┌────────
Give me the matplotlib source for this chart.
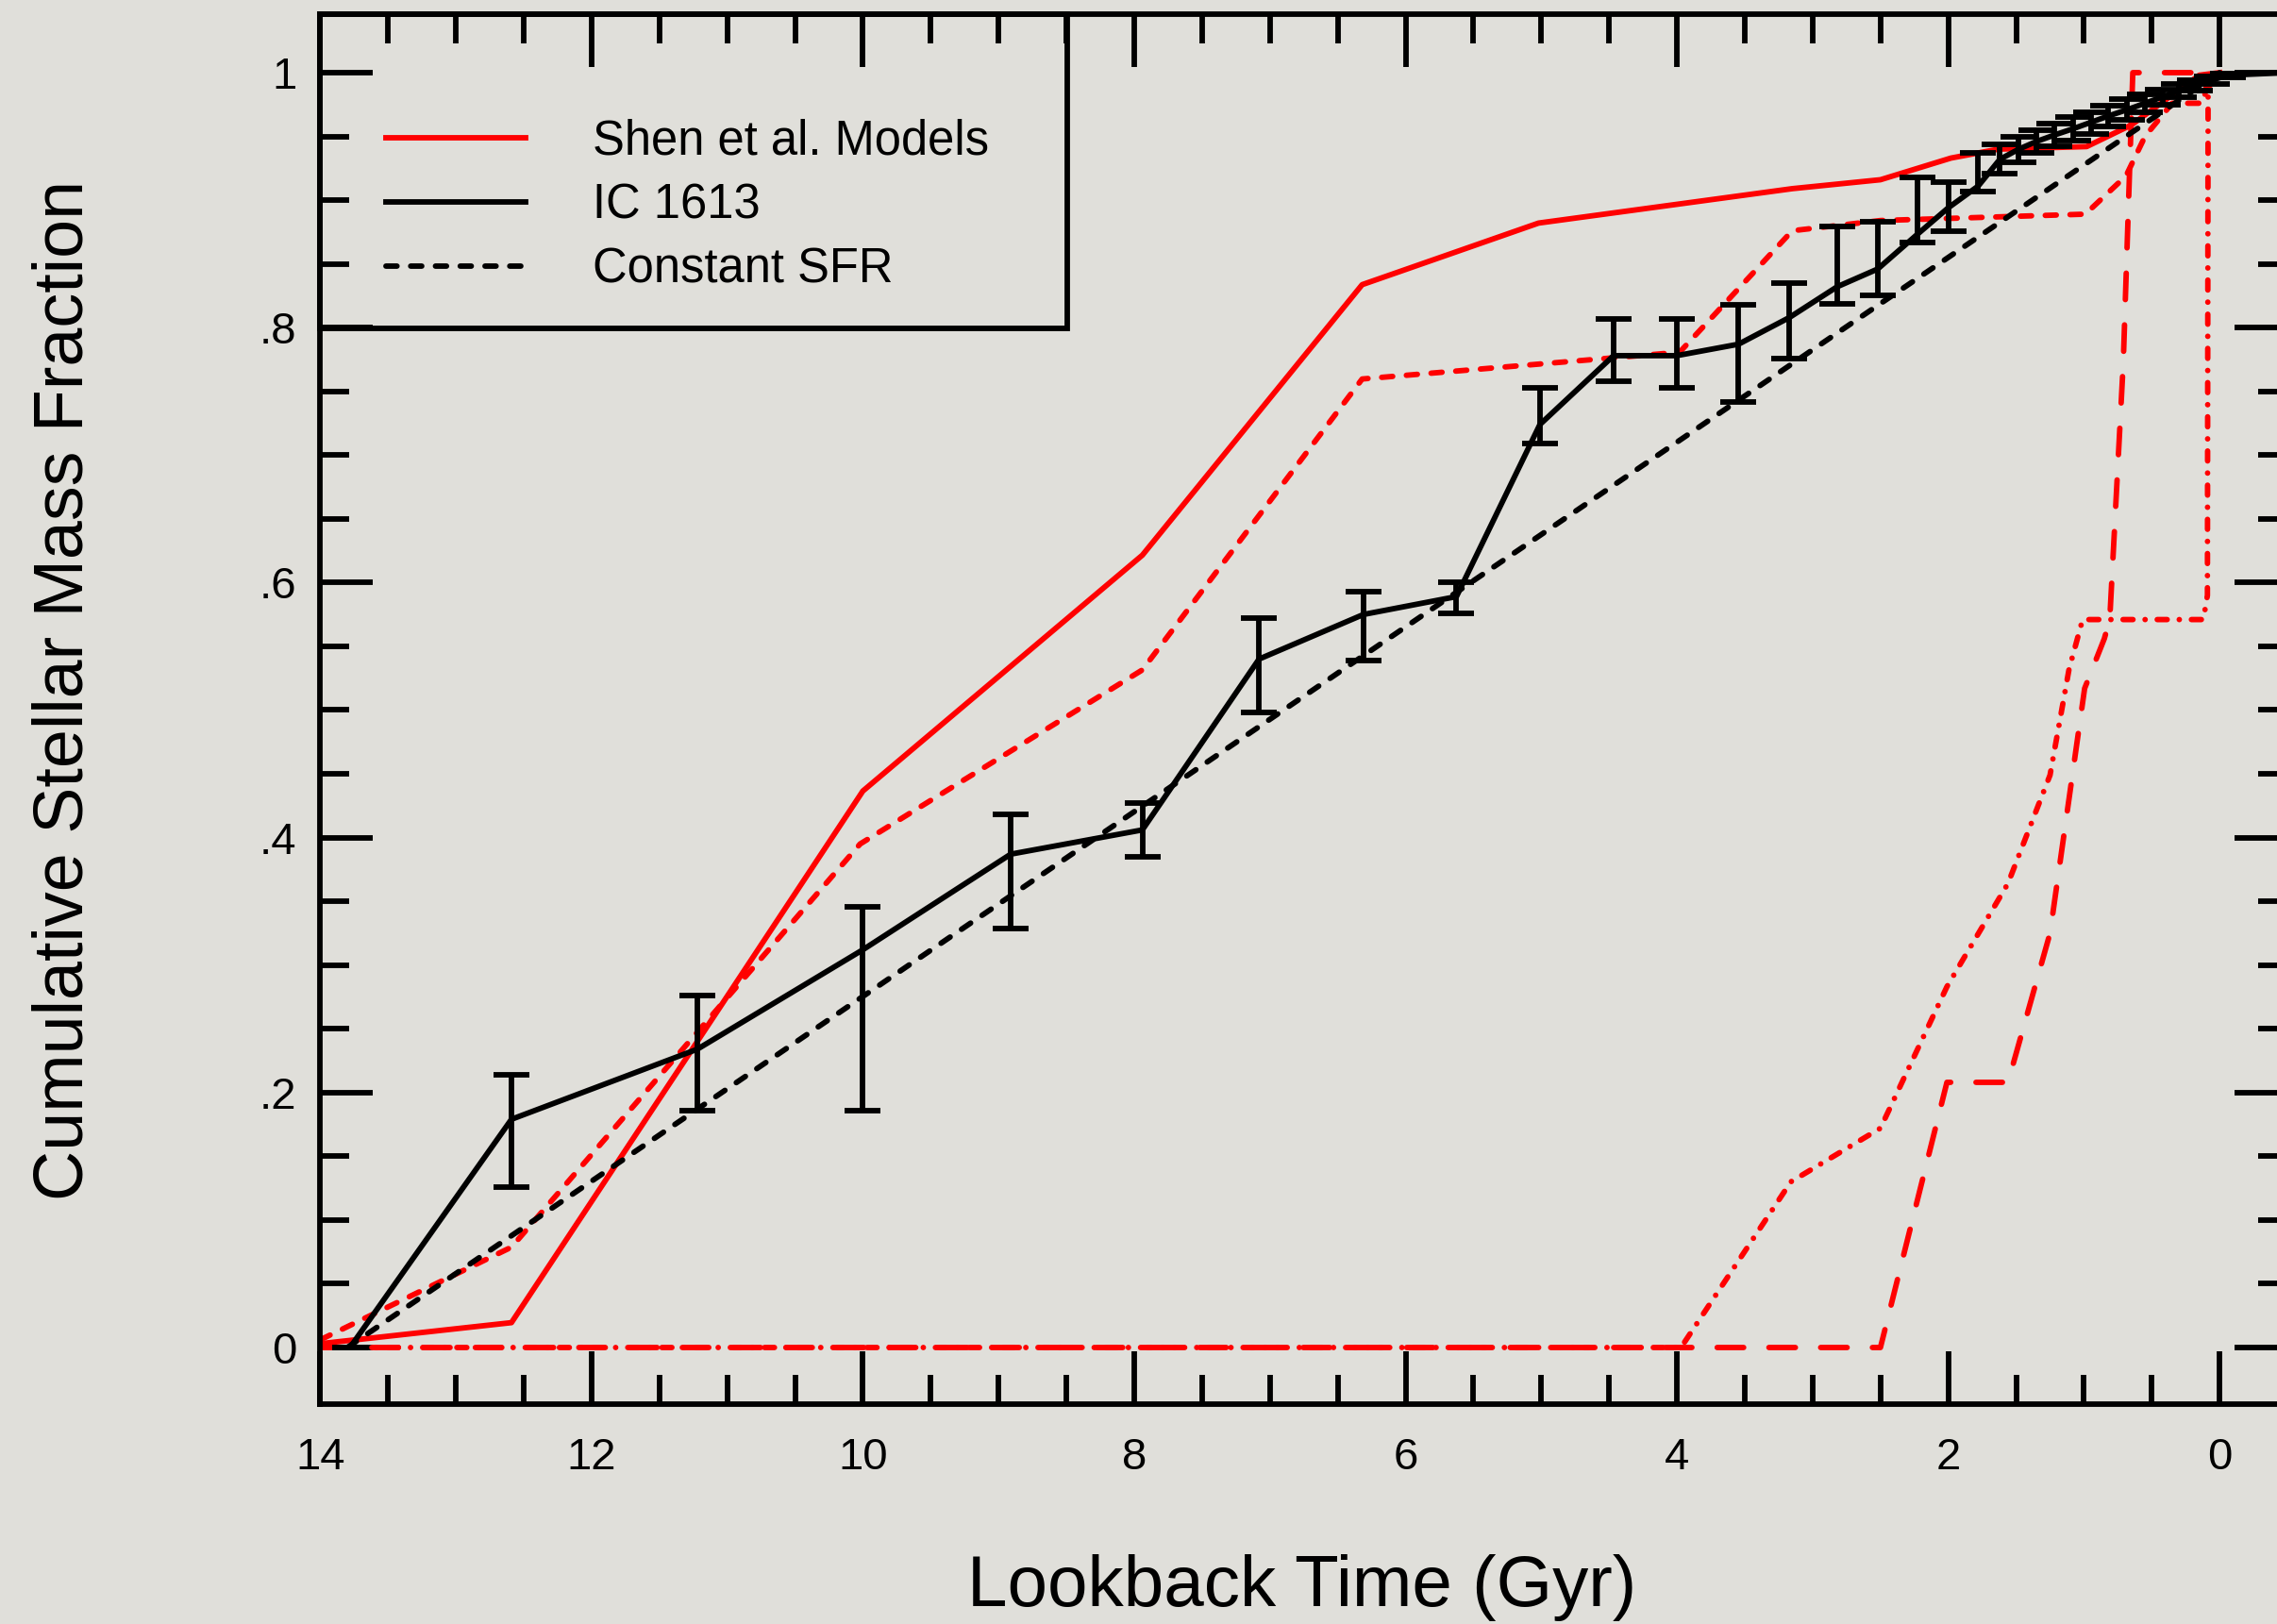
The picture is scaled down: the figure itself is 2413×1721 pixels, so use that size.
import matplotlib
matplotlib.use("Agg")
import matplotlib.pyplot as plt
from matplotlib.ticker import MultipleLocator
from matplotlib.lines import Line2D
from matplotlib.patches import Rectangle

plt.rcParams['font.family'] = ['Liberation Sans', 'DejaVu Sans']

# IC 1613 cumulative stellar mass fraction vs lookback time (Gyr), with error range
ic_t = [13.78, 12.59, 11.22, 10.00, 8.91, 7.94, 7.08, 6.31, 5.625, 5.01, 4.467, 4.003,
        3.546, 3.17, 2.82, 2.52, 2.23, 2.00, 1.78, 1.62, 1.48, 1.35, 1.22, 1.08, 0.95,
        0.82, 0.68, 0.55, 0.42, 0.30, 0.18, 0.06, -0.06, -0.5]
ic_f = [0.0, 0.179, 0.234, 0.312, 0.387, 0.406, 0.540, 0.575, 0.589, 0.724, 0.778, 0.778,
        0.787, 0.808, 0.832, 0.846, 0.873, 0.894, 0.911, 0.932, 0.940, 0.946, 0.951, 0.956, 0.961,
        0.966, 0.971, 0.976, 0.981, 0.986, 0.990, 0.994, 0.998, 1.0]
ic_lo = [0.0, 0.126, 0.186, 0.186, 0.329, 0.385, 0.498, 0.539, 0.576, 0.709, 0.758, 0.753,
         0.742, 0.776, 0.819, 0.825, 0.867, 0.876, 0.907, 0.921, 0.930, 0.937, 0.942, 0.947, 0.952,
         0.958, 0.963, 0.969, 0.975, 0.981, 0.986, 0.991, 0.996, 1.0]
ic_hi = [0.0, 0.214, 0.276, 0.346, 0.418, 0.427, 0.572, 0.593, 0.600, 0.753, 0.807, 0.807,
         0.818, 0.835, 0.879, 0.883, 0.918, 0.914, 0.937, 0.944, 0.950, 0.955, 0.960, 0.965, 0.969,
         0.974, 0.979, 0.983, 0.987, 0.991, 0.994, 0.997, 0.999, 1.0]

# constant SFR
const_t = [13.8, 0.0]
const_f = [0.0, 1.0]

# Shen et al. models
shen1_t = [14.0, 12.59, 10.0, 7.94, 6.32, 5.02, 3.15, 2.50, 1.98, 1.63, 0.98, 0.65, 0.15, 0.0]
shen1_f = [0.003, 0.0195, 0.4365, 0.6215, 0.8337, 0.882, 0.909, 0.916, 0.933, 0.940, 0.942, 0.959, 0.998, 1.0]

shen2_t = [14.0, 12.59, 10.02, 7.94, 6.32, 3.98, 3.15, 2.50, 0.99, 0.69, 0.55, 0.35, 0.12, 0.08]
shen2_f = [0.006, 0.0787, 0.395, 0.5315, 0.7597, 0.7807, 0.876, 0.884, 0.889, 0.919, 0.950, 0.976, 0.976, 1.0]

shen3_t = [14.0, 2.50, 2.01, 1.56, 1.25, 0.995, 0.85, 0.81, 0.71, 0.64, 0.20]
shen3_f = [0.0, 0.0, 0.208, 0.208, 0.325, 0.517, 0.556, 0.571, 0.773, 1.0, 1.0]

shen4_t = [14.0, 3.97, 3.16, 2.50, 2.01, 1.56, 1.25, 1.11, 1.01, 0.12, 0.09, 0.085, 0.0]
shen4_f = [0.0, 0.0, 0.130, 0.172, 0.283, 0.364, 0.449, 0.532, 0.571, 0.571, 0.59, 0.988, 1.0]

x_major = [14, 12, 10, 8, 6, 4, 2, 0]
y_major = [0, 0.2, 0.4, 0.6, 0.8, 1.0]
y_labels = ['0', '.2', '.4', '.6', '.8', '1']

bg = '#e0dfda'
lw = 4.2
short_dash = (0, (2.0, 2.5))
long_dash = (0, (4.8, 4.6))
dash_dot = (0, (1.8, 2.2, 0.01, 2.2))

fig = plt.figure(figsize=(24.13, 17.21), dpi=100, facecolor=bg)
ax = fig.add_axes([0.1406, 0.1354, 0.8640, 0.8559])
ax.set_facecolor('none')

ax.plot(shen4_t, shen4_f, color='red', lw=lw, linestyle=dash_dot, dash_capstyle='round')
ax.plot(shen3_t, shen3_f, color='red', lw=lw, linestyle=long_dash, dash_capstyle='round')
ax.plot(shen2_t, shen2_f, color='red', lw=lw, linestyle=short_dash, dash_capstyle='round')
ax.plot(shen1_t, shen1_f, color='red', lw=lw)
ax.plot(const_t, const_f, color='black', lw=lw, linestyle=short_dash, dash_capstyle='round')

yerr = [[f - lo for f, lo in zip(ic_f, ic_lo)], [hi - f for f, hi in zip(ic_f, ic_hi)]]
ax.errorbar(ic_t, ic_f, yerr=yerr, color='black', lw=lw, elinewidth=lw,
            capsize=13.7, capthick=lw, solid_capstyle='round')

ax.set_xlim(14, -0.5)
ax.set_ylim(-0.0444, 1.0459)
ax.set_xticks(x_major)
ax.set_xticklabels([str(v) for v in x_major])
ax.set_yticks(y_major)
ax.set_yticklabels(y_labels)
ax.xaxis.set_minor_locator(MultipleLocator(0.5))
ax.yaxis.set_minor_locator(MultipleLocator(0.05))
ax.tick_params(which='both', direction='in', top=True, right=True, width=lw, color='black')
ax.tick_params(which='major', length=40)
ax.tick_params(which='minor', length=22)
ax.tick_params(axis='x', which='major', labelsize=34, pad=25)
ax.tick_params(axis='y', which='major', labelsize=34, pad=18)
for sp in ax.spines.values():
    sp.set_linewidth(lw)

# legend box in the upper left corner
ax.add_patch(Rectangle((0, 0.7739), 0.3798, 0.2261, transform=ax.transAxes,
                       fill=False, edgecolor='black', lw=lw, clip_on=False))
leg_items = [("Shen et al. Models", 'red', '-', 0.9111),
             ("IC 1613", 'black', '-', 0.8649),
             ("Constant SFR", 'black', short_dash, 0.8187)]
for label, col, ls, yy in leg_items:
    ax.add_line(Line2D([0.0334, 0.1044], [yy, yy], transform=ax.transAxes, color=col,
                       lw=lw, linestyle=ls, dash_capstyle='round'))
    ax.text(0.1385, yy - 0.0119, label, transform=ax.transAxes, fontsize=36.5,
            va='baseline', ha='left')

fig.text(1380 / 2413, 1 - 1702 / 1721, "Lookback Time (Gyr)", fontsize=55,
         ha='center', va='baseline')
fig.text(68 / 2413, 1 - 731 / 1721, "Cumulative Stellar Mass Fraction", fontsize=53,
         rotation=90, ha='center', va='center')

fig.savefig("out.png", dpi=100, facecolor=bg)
└────────
Problem description. Copy out all the data without changing anything, and drop the pictures.

Solution to this problem.
Give me the matplotlib source for this chart.
The picture is scaled down: the figure itself is 2413×1721 pixels, so use that size.
import matplotlib
matplotlib.use("Agg")
import matplotlib.pyplot as plt
from matplotlib.ticker import MultipleLocator
from matplotlib.lines import Line2D
from matplotlib.patches import Rectangle

plt.rcParams['font.family'] = ['Liberation Sans', 'DejaVu Sans']

# IC 1613 cumulative stellar mass fraction vs lookback time (Gyr), with error range
ic_t = [13.78, 12.59, 11.22, 10.00, 8.91, 7.94, 7.08, 6.31, 5.625, 5.01, 4.467, 4.003,
        3.546, 3.17, 2.82, 2.52, 2.23, 2.00, 1.78, 1.62, 1.48, 1.35, 1.22, 1.08, 0.95,
        0.82, 0.68, 0.55, 0.42, 0.30, 0.18, 0.06, -0.06, -0.5]
ic_f = [0.0, 0.179, 0.234, 0.312, 0.387, 0.406, 0.540, 0.575, 0.589, 0.724, 0.778, 0.778,
        0.787, 0.808, 0.832, 0.846, 0.873, 0.894, 0.911, 0.932, 0.940, 0.946, 0.951, 0.956, 0.961,
        0.966, 0.971, 0.976, 0.981, 0.986, 0.990, 0.994, 0.998, 1.0]
ic_lo = [0.0, 0.126, 0.186, 0.186, 0.329, 0.385, 0.498, 0.539, 0.576, 0.709, 0.758, 0.753,
         0.742, 0.776, 0.819, 0.825, 0.867, 0.876, 0.907, 0.921, 0.930, 0.937, 0.942, 0.947, 0.952,
         0.958, 0.963, 0.969, 0.975, 0.981, 0.986, 0.991, 0.996, 1.0]
ic_hi = [0.0, 0.214, 0.276, 0.346, 0.418, 0.427, 0.572, 0.593, 0.600, 0.753, 0.807, 0.807,
         0.818, 0.835, 0.879, 0.883, 0.918, 0.914, 0.937, 0.944, 0.950, 0.955, 0.960, 0.965, 0.969,
         0.974, 0.979, 0.983, 0.987, 0.991, 0.994, 0.997, 0.999, 1.0]

# constant SFR
const_t = [13.8, 0.0]
const_f = [0.0, 1.0]

# Shen et al. models
shen1_t = [14.0, 12.59, 10.0, 7.94, 6.32, 5.02, 3.15, 2.50, 1.98, 1.63, 0.98, 0.65, 0.15, 0.0]
shen1_f = [0.003, 0.0195, 0.4365, 0.6215, 0.8337, 0.882, 0.909, 0.916, 0.933, 0.940, 0.942, 0.959, 0.998, 1.0]

shen2_t = [14.0, 12.59, 10.02, 7.94, 6.32, 3.98, 3.15, 2.50, 0.99, 0.69, 0.55, 0.35, 0.12, 0.08]
shen2_f = [0.006, 0.0787, 0.395, 0.5315, 0.7597, 0.7807, 0.876, 0.884, 0.889, 0.919, 0.950, 0.976, 0.976, 1.0]

shen3_t = [14.0, 2.50, 2.01, 1.56, 1.25, 0.995, 0.85, 0.81, 0.71, 0.64, 0.20]
shen3_f = [0.0, 0.0, 0.208, 0.208, 0.325, 0.517, 0.556, 0.571, 0.773, 1.0, 1.0]

shen4_t = [14.0, 3.97, 3.16, 2.50, 2.01, 1.56, 1.25, 1.11, 1.01, 0.12, 0.09, 0.085, 0.0]
shen4_f = [0.0, 0.0, 0.130, 0.172, 0.283, 0.364, 0.449, 0.532, 0.571, 0.571, 0.59, 0.988, 1.0]

x_major = [14, 12, 10, 8, 6, 4, 2, 0]
y_major = [0, 0.2, 0.4, 0.6, 0.8, 1.0]
y_labels = ['0', '.2', '.4', '.6', '.8', '1']

bg = '#e0dfda'
lw = 4.2
short_dash = (0, (2.0, 2.5))
long_dash = (0, (4.8, 4.6))
dash_dot = (0, (1.8, 2.2, 0.01, 2.2))

fig = plt.figure(figsize=(24.13, 17.21), dpi=100, facecolor=bg)
ax = fig.add_axes([0.1406, 0.1354, 0.8640, 0.8559])
ax.set_facecolor('none')

ax.plot(shen4_t, shen4_f, color='red', lw=lw, linestyle=dash_dot, dash_capstyle='round')
ax.plot(shen3_t, shen3_f, color='red', lw=lw, linestyle=long_dash, dash_capstyle='round')
ax.plot(shen2_t, shen2_f, color='red', lw=lw, linestyle=short_dash, dash_capstyle='round')
ax.plot(shen1_t, shen1_f, color='red', lw=lw)
ax.plot(const_t, const_f, color='black', lw=lw, linestyle=short_dash, dash_capstyle='round')

yerr = [[f - lo for f, lo in zip(ic_f, ic_lo)], [hi - f for f, hi in zip(ic_f, ic_hi)]]
ax.errorbar(ic_t, ic_f, yerr=yerr, color='black', lw=lw, elinewidth=lw,
            capsize=13.7, capthick=lw, solid_capstyle='round')

ax.set_xlim(14, -0.5)
ax.set_ylim(-0.0444, 1.0459)
ax.set_xticks(x_major)
ax.set_xticklabels([str(v) for v in x_major])
ax.set_yticks(y_major)
ax.set_yticklabels(y_labels)
ax.xaxis.set_minor_locator(MultipleLocator(0.5))
ax.yaxis.set_minor_locator(MultipleLocator(0.05))
ax.tick_params(which='both', direction='in', top=True, right=True, width=lw, color='black')
ax.tick_params(which='major', length=40)
ax.tick_params(which='minor', length=22)
ax.tick_params(axis='x', which='major', labelsize=34, pad=25)
ax.tick_params(axis='y', which='major', labelsize=34, pad=18)
for sp in ax.spines.values():
    sp.set_linewidth(lw)

# legend box in the upper left corner
ax.add_patch(Rectangle((0, 0.7739), 0.3798, 0.2261, transform=ax.transAxes,
                       fill=False, edgecolor='black', lw=lw, clip_on=False))
leg_items = [("Shen et al. Models", 'red', '-', 0.9111),
             ("IC 1613", 'black', '-', 0.8649),
             ("Constant SFR", 'black', short_dash, 0.8187)]
for label, col, ls, yy in leg_items:
    ax.add_line(Line2D([0.0334, 0.1044], [yy, yy], transform=ax.transAxes, color=col,
                       lw=lw, linestyle=ls, dash_capstyle='round'))
    ax.text(0.1385, yy - 0.0119, label, transform=ax.transAxes, fontsize=36.5,
            va='baseline', ha='left')

fig.text(1380 / 2413, 1 - 1702 / 1721, "Lookback Time (Gyr)", fontsize=55,
         ha='center', va='baseline')
fig.text(68 / 2413, 1 - 731 / 1721, "Cumulative Stellar Mass Fraction", fontsize=53,
         rotation=90, ha='center', va='center')

fig.savefig("out.png", dpi=100, facecolor=bg)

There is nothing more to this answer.